The third quality (and the one most important) of Lament Psalms is that no matter the intensity of the emotion and the depth of the issue faced by the Psalmist, they lead to praise – indicating the faith of the Psalmist that God is still the great treasure !!

II. Lament Psalms Considered: Take some time and read Psalm 22. Psalm 22 follows a very clear structure. The pattern is:

1st, a Cry for help – vs. 1

2nd, a Lament – notice the I/You pattern- vs. 2

3rd, a Confession of Trust – vs. 3-5

4th, another Lament – I/You – vs. 6-8

5th, another Confession of Trust – vs. 9-11

6th, another Lament, this time, with a they/I/you pattern – vs. 12-18

7th, a Petition – vs. 19-21 – Hear/Save

8th, a Vow of Praise – vs. 22-29

And finally, a Prophetic Utterance – vs. 30-31

Psalm 51 follows a similar pattern:

Vs. 1, 2 – Cry for help

Lament – vs. 3-6 (Notice the double I/You pattern – once in vs. 3,4 and again in vs. 5-6

Vs. 7-11 is the Petition

Vs. 12-19 – Vow of Praise

C. Lessons from Lament Psalms: There are many lessons for us in these Psalms of Lament.
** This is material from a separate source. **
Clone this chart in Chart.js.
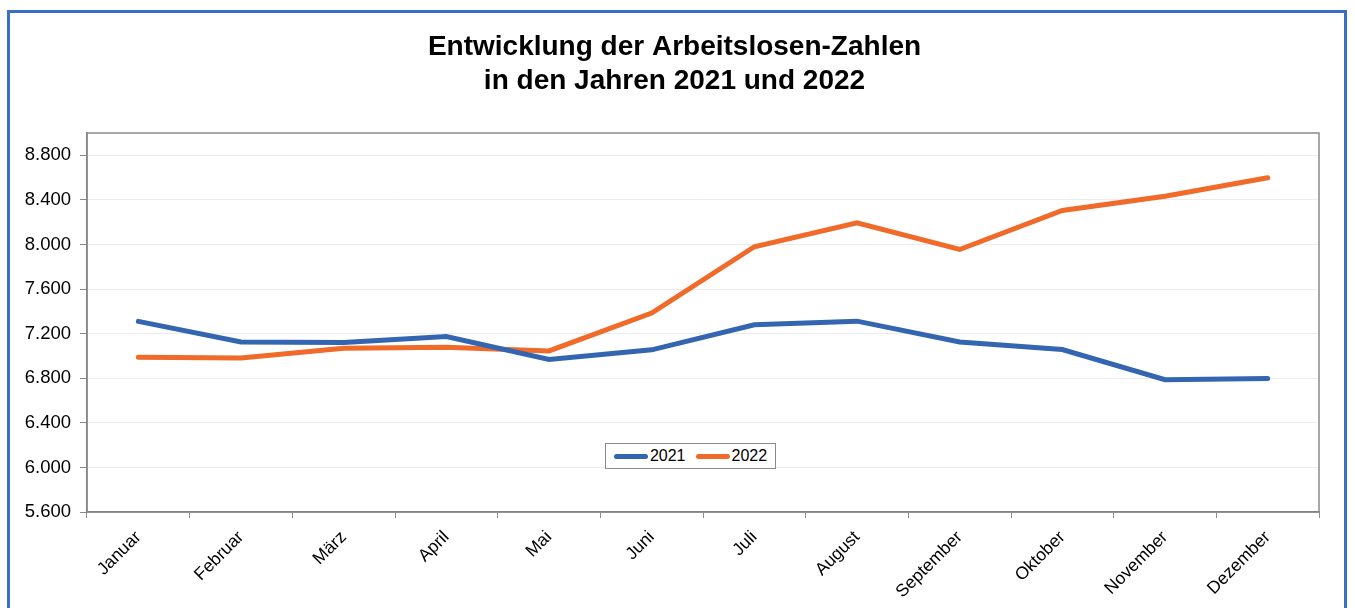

1st, Lament Psalms show us that the writers of the psalms lived in the real world and faced real world problems like we do;

2nd, we learn how relevant prayer is to life’s trials, issues and problems; and how God wants to be approached, by us, with our trials and problems

3rd, Lament Psalms show how the proper default for those who trust our Lord is prayer in the midst of our trials; and they are this because the Psalmist knew the sufficiency of God in any and all of life’s issues;

4th, Lament Psalms teach us HOW to pray during trouble; and the penitential Psalms highlight the need for confession as they teach us how to rightly confess sin before God;

5th, they also show us how the Lord is trustworthy

6th, Laments Psalms teach us how to offer up praise, even in the midst of our troubles.

III. Praying the Psalms of Lament: In times of trouble, praying these Laments come quite naturally, if we have learned some go them by heart. I remember when I first landed in hospital during my illness back in 1998, how there was a single line from a Psalm running through my head, as my fever rose and fell, and as I became sicker and sicker – and the line that kept running through my head was:

“Out of the depths I cry to you Oh LORD! Oh Lord, hear my voice!!” These are the opening lines of Psalm 130 – which is a Psalm of Lament – and though I couldn’t remember the rest of the Psalm, that part – the cry for help – was in my mind and I was silently lifting it up to God.

Can you see ways you could pray laments during your own trials and troubles?

A. We can simply pray through a psalm and conform it to our own situation; or

B. We can sing some of these Psalms back to God as a form of prayer.

Laments Psalms are very practical as patterns for prayer, for they run the gamut of human problems. Next time you face a trial, a problem, or are struggling with besetting sin, pray through some of the Lament Psalms – for these Psalms are designed to help us pray more effectively, both in our private and corporate worship.